Inside a modern Security Operations Center (SOC)

A modern Security Operations Center (SOC) cannot operate in isolation. Its effectiveness relies not only on the technology and analysts it comprises but also on its integration with other organizational areas, particularly with the IT department. Cybersecurity is not a separate layer; it is transversal. It requires a deep understanding of the systems, networks, applications, policies, and procedures managed daily by IT. This interdependence becomes especially critical during incident response, threat containment, or the implementation of defensive measures.

From an operational standpoint, the SOC and IT maintain a continuous flow of communication. Level 1 analysts (L1), upon detecting alerts related to specific systems or assets, must quickly validate with IT whether the observed behavior is legitimate. For example, a port scan might be generated by a legitimate administrative tool or indicate lateral movement. In such cases, collaboration with IT is essential to reduce analysis time and avoid misclassification. This exchange typically occurs through structured channels such as ticketing systems, traceable email communications, corporate messaging platforms, or even SOAR platforms that automate validation requests.

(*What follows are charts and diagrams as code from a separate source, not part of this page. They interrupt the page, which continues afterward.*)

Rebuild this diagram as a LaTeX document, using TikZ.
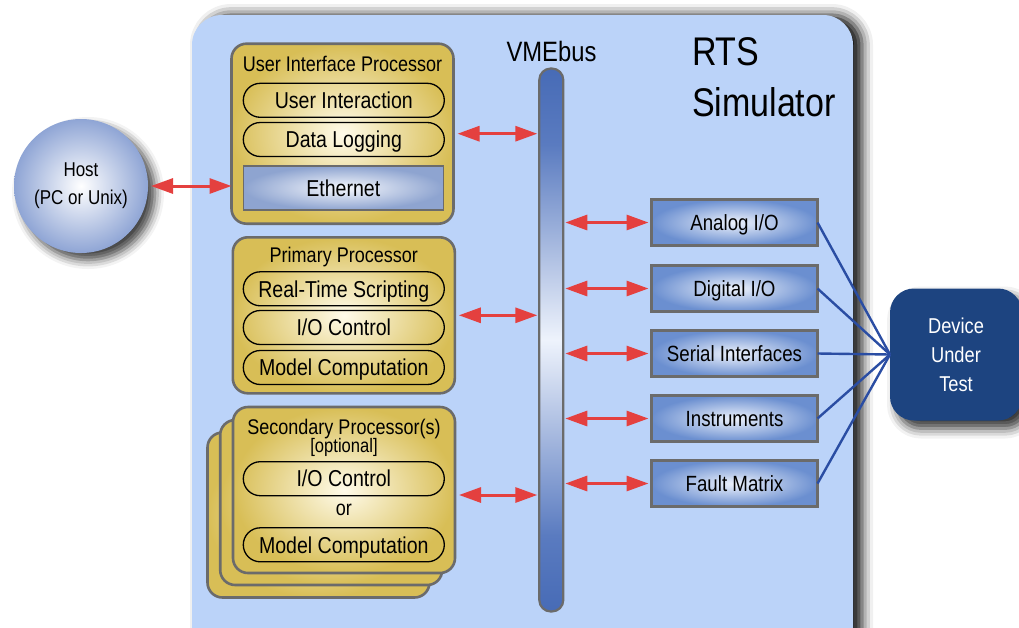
\documentclass[tikz,border=0pt]{standalone}
\usepackage{fontspec}
\setmainfont[FakeStretch=0.85]{Liberation Sans}
\usetikzlibrary{arrows.meta,shapes.misc,shadows.blur}
\definecolor{panelblue}{HTML}{BBD3F9}
\definecolor{goldout}{HTML}{D8BE56}
\definecolor{goldin}{HTML}{FFFBEA}
\definecolor{bordergray}{HTML}{6B6B6B}
\definecolor{ioout}{HTML}{6B8FD0}
\definecolor{ioin}{HTML}{EDF2FC}
\definecolor{ethout}{HTML}{8EA4D0}
\definecolor{ethin}{HTML}{F6F8FD}
\definecolor{busblue}{HTML}{476BB6}
\definecolor{busmid}{HTML}{5A7BC0}
\definecolor{buslight}{HTML}{EEF3FC}
\definecolor{hostout}{HTML}{8FA5D5}
\definecolor{dutblue}{HTML}{1D4480}
\definecolor{linkblue}{HTML}{2A4DA3}
\definecolor{arrowred}{HTML}{E4403F}
\pgfdeclareverticalshading{busshade}{100bp}{color(0bp)=(busblue); color(25bp)=(busblue); color(32bp)=(busmid); color(50bp)=(buslight); color(68bp)=(busmid); color(75bp)=(busblue); color(100bp)=(busblue)}
\newcommand\fpill{\fontsize{23}{27}\selectfont}
\newcommand\ftitle{\fontsize{21.2}{24}\selectfont}
\newcommand\fopt{\fontsize{19.5}{22}\selectfont}
\newcommand\fio{\fontsize{22}{26}\selectfont}
\newcommand\fhost{\fontsize{20}{28}\selectfont}
\newcommand\fdut{\fontsize{21.5}{29}\selectfont}
\newcommand\fbus{\fontsize{28}{32}\selectfont}
\newcommand\frts{\fontsize{40}{50}\selectfont}
\begin{document}
\begin{tikzpicture}[x=1pt,y=-1pt,
  every node/.style={inner sep=0pt, outer sep=0pt},
  procbox/.style={draw=bordergray, line width=2.6pt, rounded corners=15pt, inner color=goldin, outer color=goldout, minimum width=222pt},
  pill/.style={rounded rectangle, draw=black, line width=1.3pt, minimum width=201pt, minimum height=34pt, font=\fpill, text height=16.5pt, text depth=0pt},
  proctitle/.style={font=\ftitle, text height=15.2pt, text depth=0pt},
  ethbox/.style={draw=bordergray, line width=1.5pt, inner color=ethin, outer color=ethout, minimum width=200pt, minimum height=44pt, font=\fpill, text height=16.5pt, text depth=0pt},
  iobox/.style={draw=bordergray, line width=2.5pt, inner color=ioin, outer color=ioout, minimum width=166pt, minimum height=46pt, font=\fio, text height=15.8pt, text depth=0pt},
  busarrow/.style={draw=arrowred, line width=3pt, {Triangle[length=22pt,width=15pt]}-{Triangle[length=22pt,width=15pt]}},
  link/.style={draw=linkblue, line width=2.4pt}
]
\useasboundingbox (0,0) rectangle (1019,627);
% simulator panel
\fill[panelblue, rounded corners=30pt, blur shadow={shadow xshift=9pt, shadow yshift=0pt, shadow blur radius=11pt, shadow opacity=95}] (192,15) rectangle (853,660);

% host
\node[circle, minimum size=134pt, inner color=white, outer color=hostout, font=\fhost, align=center,
  blur shadow={shadow xshift=7pt, shadow yshift=-7pt, shadow blur radius=9pt, shadow opacity=75}] (host) at (81,186) {Host\\(PC or Unix)};

% user interface processor
\node[procbox, minimum height=180pt] (ui) at (342.5,133.7) {};
\node[proctitle] (uititle) at (342.5,64.2) {User Interface Processor};
\node[pill] (uiint) at (343.8,100.3) {User Interaction};
\node[pill] (datalog) at (343.8,139.5) {Data Logging};
\node[ethbox] (eth) at (343.3,188) {Ethernet};

% primary processor
\node[procbox, minimum height=156pt] (prim) at (343.8,315.3) {};
\node[proctitle] (primtitle) at (343.8,255) {Primary Processor};
\node[pill] (rtscript) at (343.8,288.8) {Real-Time Scripting};
\node[pill] (ioctl) at (343.8,327.5) {I/O Control};
\node[pill] (model) at (343.8,367.5) {Model Computation};

% secondary processors (stack)
\node[procbox, minimum height=165pt] (secc) at (318.5,515) {};
\node[procbox, minimum height=165pt] (secb) at (331.2,502.5) {};
\node[procbox, minimum height=166pt] (sec) at (344,490) {};
\node[proctitle] (sectitle) at (344,426.7) {Secondary Processor(s)};
\node[font=\fopt, text height=14pt, text depth=0pt] (secopt) at (344,445.5) {[optional]};
\node[font=\ftitle, text height=11pt, text depth=0pt] (secor) at (343.8,509.5) {or};
\node[pill] (secio) at (343.8,478.7) {I/O Control};
\node[pill] (secmodel) at (343.8,544.8) {Model Computation};

% VMEbus
\node[draw=bordergray, line width=2.2pt, rounded corners=11.5pt, minimum width=24pt, minimum height=543pt, shading=busshade] (bus) at (551.3,340) {};
\node[font=\fbus, anchor=base] (buslabel) at (551.5,61) {VMEbus};

% title
\node[font=\frts, anchor=base west] (rts) at (692,65) {RTS};
\node[font=\frts, anchor=base west] (sim) at (692,116) {Simulator};

% I/O boards
\node[iobox] (analog) at (734.5,222.5) {Analog I/O};
\node[iobox] (digital) at (734.5,288.5) {Digital I/O};
\node[iobox] (serial) at (734.5,353.5) {Serial Interfaces};
\node[iobox] (instr) at (734.5,418.5) {Instruments};
\node[iobox] (fault) at (734.5,483.5) {Fault Matrix};

% device under test
\node[rectangle, rounded corners=24pt, minimum width=132pt, minimum height=132pt, fill=dutblue, text=white, font=\fdut, align=center,
  blur shadow={shadow xshift=7pt, shadow yshift=-8pt, shadow blur radius=10pt, shadow opacity=80}] (dut) at (956,354.5) {Device\\Under\\Test};

% arrows
\draw[busarrow, shorten <=3pt] (host.east) -- (host.east -| ui.west);
\draw[busarrow] ([xshift=4pt]ui.east) -- ([xshift=-2pt]ui.east -| bus.west);
\draw[busarrow] ([xshift=4pt]prim.east) -- ([xshift=-2pt]prim.east -| bus.west);
\draw[busarrow] ([xshift=4pt,yshift=-5pt]sec.east) -- ([xshift=-2pt,yshift=-5pt]sec.east -| bus.west);
\foreach \b in {analog,digital,serial,instr,fault}{
  \draw[busarrow] ([xshift=2pt]\b.west -| bus.east) -- ([xshift=-3pt]\b.west);
  \draw[link] (\b.east) -- (dut.west);
}
\end{tikzpicture}
\end{document}
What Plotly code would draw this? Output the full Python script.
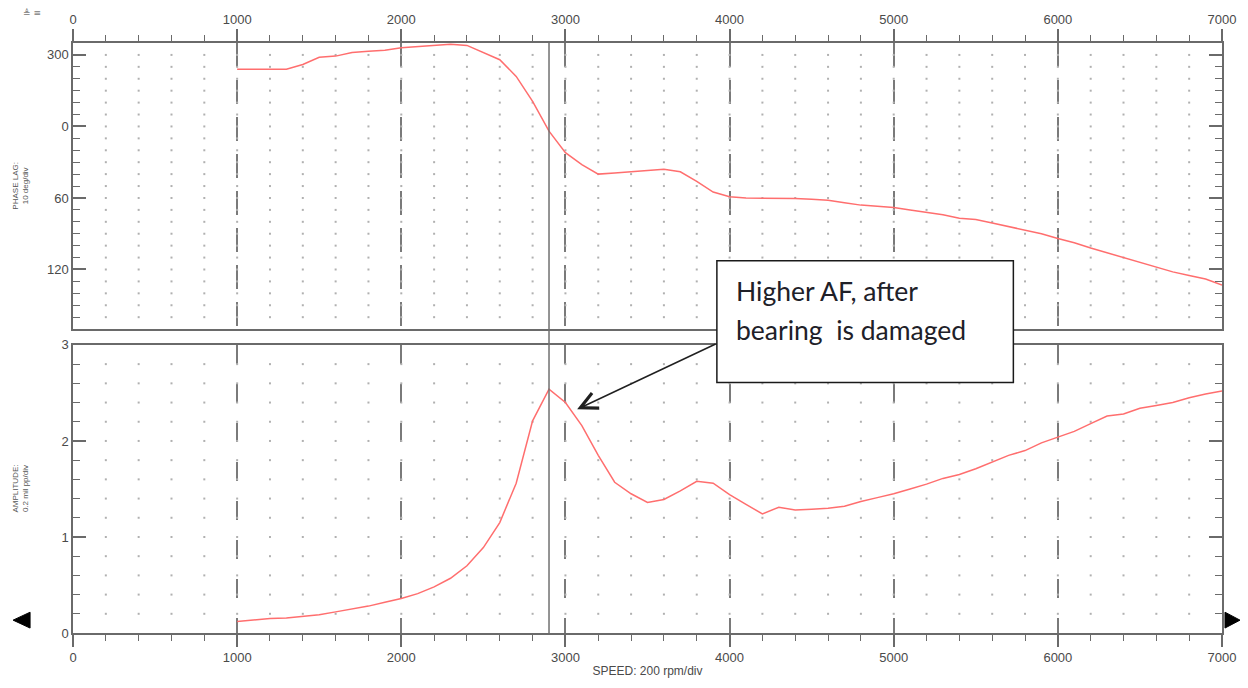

When an incident is escalated to Level 2 (L2), coordination with IT becomes more intense. At this stage, corrective actions may be required, such as isolating machines, revoking credentials, restoring backups, or validating configuration changes. To execute these actions, the SOC must understand IT procedures, technical limitations, and maintenance windows. This makes joint playbooks essential, documents where both IT and Security agree on predefined actions for specific incident types, detailing who acts, when, and with which tools.

For Level 3 analysts (L3), who handle advanced or persistent threats, collaboration runs even deeper. L3 analysts may need access to forensic images of compromised systems, extended logs, database snapshots, or traffic captures from firewalls or load balancers, all typically managed by IT. In cloud or hybrid environments, they may also require temporary access to administration consoles or architectural insights that only IT personnel possess. The speed and precision of this coordination can determine whether the SOC stops data exfiltration in time or merely observes it once it’s too late.

From a governance perspective, SOC and IT teams often participate in regular coordination meetings, especially when their functions are organizationally distinct but operationally interdependent. In some models, the SOC is part of the IT department; in others, it reports to corporate security or compliance. Regardless of structure, operational cooperation is vital and supported by mechanisms such as:

  • Reviewing planned changes (Change Management), allowing the SOC to anticipate false positives or changes in log visibility.
  • Shared vulnerability management, where IT evaluates and applies patches recommended by the SOC following security scans.
  • Onboarding of new services, where IT provides the architecture and the SOC defines required telemetry sources for monitoring.
  • Automation of repetitive tasks via shared tools or scripts (e.g., blocking IPs on firewalls managed by IT following SOC decisions).

One of the most significant challenges in this relationship is the alignment of priorities. IT typically focuses on availability, stability, and service continuity, while the SOC prioritizes risk containment. These priorities can conflict during an incident. For example, the SOC may require immediate server isolation, while IT worries about the operational impact. To avoid deadlock or unilateral decisions, it’s critical to have a clearly defined chain of command, an Incident Response Committee, and pre-approved procedures.

Coordination between SOC and IT also extends to strategic initiatives. Defining Zero Trust architectures, deploying EDR solutions, or migrating to cloud environments all require Security and IT to collaborate from the outset. In these scenarios, each project should include a responsibility matrix outlining which team leads each phase, who validates each component, and which joint KPIs will be used to measure success.

In mature organizations, this relationship goes beyond technical tasks. It is also driven by cross-training and awareness initiatives. IT staff must understand cybersecurity fundamentals, and SOC analysts must grasp the operational context of IT decisions. This convergence is particularly valuable in managing insider threats, where the SOC’s visibility and IT’s contextual knowledge are both critical.

No matter how powerful, a SOC is ineffective if it lacks a direct line to the teams managing the infrastructure it protects. Therefore, coordination with IT is not a nice-to-have, it is a structural requirement for an effective, contextualized, and adaptive defense. Security must not hinder operations, but it cannot lag behind them either. Only a tactical balance between both domains enables an organization to anticipate threats and respond with surgical precision.